The Beautiful Machine: Graeme Fife. Mainstream
Publishing, 2007. 333 pages hardback, £16.99 ISBN978-1-84596-241-8
I ENJOYED THE first half of this book. Well-written
accounts of childhood and youth are usually attractive. Life at home
must have been misery for the young Graeme: his 5 ft 3 inch ex-army
father, bitter because he no longer had lower ranks to order around
and with a huge inferiority complex, took out his frustration on his
son in the form of frequent beatings. He escaped, and at school and
university he encountered cycling, rowing and girls, especially French
girls, taught in a couple of public schools, lived the life of a freelance
writing bum in London (ten addresses in as many months). So far, so
good.
A sixty-page account of a cycling trip to Timbuktu takes hold of the
reader because it's life on another planet, rather than because of superior
tale-telling; but the signs are creeping in, of over-writing and a belief
that absolutely everything that's ever happened to you should be retailed
to everyone else. I mean, if you don't tell them that your mate adjusted
your brake while you paid the hotel bill, how will they get through
their day? Around page 200 I found that enjoyment had pretty well ceased
and reading had become a chore. Then comes a rather tedious account
of the Raid Pyrenean (16 pages), followed immediately by another
one (13 pages) with his mates, obviously written for his club magazine.

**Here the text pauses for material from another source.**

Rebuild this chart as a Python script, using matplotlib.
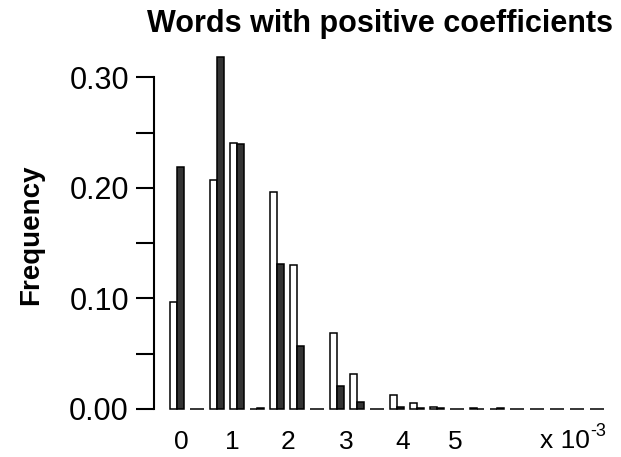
import numpy as np
import matplotlib
matplotlib.use("Agg")
import matplotlib.pyplot as plt

plt.rcParams['font.family'] = ['Liberation Sans', 'DejaVu Sans']

# Histogram of coefficient values (bins of ~0.37 x 10^-3), two samples per bin
freq_open = [0.097, 0.0, 0.207, 0.241, 0.0, 0.196, 0.130, 0.0, 0.069, 0.032, 0.0,
             0.013, 0.005, 0.002, 0.0, 0.0006, 0.0, 0.0, 0.0, 0.0, 0.0, 0.0]
freq_filled = [0.219, 0.0, 0.318, 0.240, 0.001, 0.131, 0.057, 0.0, 0.021, 0.0065, 0.0,
               0.0015, 0.001, 0.001, 0.0, 0.0, 0.0005, 0.0, 0.0, 0.0, 0.0, 0.0]

# x tick labels (units of 10^-3) and where they fall along the bin index axis
xtick_labels = ['0', '1', '2', '3', '4', '5']
xtick_pos = [0.235, 2.775, 5.565, 8.45, 11.285, 13.9]

yticks = [0.0, 0.10, 0.20, 0.30]
ytick_labels = ['0.00', '0.10', '0.20', '0.30']

W, H = 621, 457
fig = plt.figure(figsize=(W / 100, H / 100), dpi=100)
ax = fig.add_axes([154 / W, (H - 409) / H, 462 / W, (409 - 77.3) / H])

idx = np.arange(len(freq_open))
bw = 0.35
ax.bar(idx - bw / 2, freq_open, width=bw, color='white', edgecolor='black',
       linewidth=1.1, clip_on=False, zorder=3)
ax.bar(idx + bw / 2, freq_filled, width=bw, color='#333333', edgecolor='black',
       linewidth=1.1, clip_on=False, zorder=3)

ax.set_xlim(-1.15, 21.95)
ax.set_ylim(0, 0.30)

for s in ['top', 'right', 'bottom']:
    ax.spines[s].set_visible(False)
ax.spines['left'].set_linewidth(1.5)

ax.set_yticks(yticks)
ax.set_yticklabels(ytick_labels, fontsize=22)
ax.set_yticks([0.05, 0.15, 0.25], minor=True)
ax.tick_params(axis='y', which='both', length=13, width=1.5, pad=5)

ax.set_xticks(xtick_pos)
ax.set_xticklabels(xtick_labels, fontsize=19)
ax.tick_params(axis='x', which='both', length=0, pad=15)

fig.text(31 / W, 1 - 235 / H, 'Frequency', fontsize=20, fontweight='bold',
         rotation=90, ha='center', va='center')

fig.text(380 / W, 1 - 31.7 / H, 'Words with positive coefficients', fontsize=22,
         fontweight='bold', ha='center', va='baseline')

# exponent for the x axis
fig.text(590 / W, 1 - 441 / H, 'x 10', fontsize=19, ha='right', va='center')
fig.text(590 / W, 1 - 432 / H, '-3', fontsize=13, ha='left', va='center')

fig.savefig('out.png', dpi=100)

It's written, says Fife, with a nod at Three Men in a Boat and
Three Men on the Bummel. I must be one of the few people who
thinks they're both tedious and dated, the humour heavy-handed and laboured
and, unfortunately, used as models by generations of would-be English
comic writers: 'Kevin
asked whether he was having a good time,
reflected for a while, took a gulp of lager, belched daintily, glazed
over and said: "What was the question?"' Hilarious. This was
worth writing and printing? It's not even worth thinking.
From here on it's downhill: name-dropping (boy, can he drop names) rides
in France and the UK, and a trip to New England in which he spends 17
lines, half a page, describing his choice of sandwich. He orders a beer,
and tells us that the barmaid asked whether he wants 'small' or 'tall'.
Every piffling thing that's ever happened to him has to be included,
along with verses and a song lyric.
Mr Fife is clearly well-read and fluent in French. But he's not a man
who wears his learning lightly and sometimes you think, 'Another dip
into Google, another visit to the encyclopaedia'. There are endless
unnecessary explanations of word and phrase origins (some of them wrong),
especially in French, a bit like those old boys' stories of Africa,
in which 'lion' and 'elephant' are given in both Swahili and English.
On page 252 he translates 'Merci' for us. But at lunch in the Pyrenees
we're given poulet and fromage de brebis untranslated.
Most English people can manage 'thank-you', but are unlikely to know
the French for 'ewe'. Fife's pedantry grows on him, until on page 279
he has a Lynne Truss-type storm (she wrote about how the English mangle
their grammar) about how Americans can't use subjunctives, but would
never say 12 p.m. And then, a few pages later, he uses 'nugatory' as
a synonym for 'negative'. Sorry, Graeme, when you start laying down
the law about people's language, your own has to be perfect - and anyway
life's too short for all this didacticism. And no, I won't tell you
what it means, you can bloody well look it up.
I suppose no writer can be blamed for recycling his work: several passages
are reproduced word for word from his Tour de France of 1999. While
less inaccurate than in this earlier book, he can still be careless:
Kelly's four Green Jersey wins were overtaken by Zabel (with six) years
ago, Mandy Jones won the World title at Goodwood in 1982, not 1985;
and he tells us, ludicrously, that 'infantry' originates with a Scottish
general who called his soldiers 'mes enfants'.
The last chapter, an account of cycling up and down hills in Kent, is
surely only of interest to a few locals.
Graeme Fife is reflective and perceptive. He can observe life, and then
write about it - a talent that's less common than you might think -
and there's undoubtedly a lot of good stuff here. What a pity his publisher
didn't employ an editor to reduce it by about a third.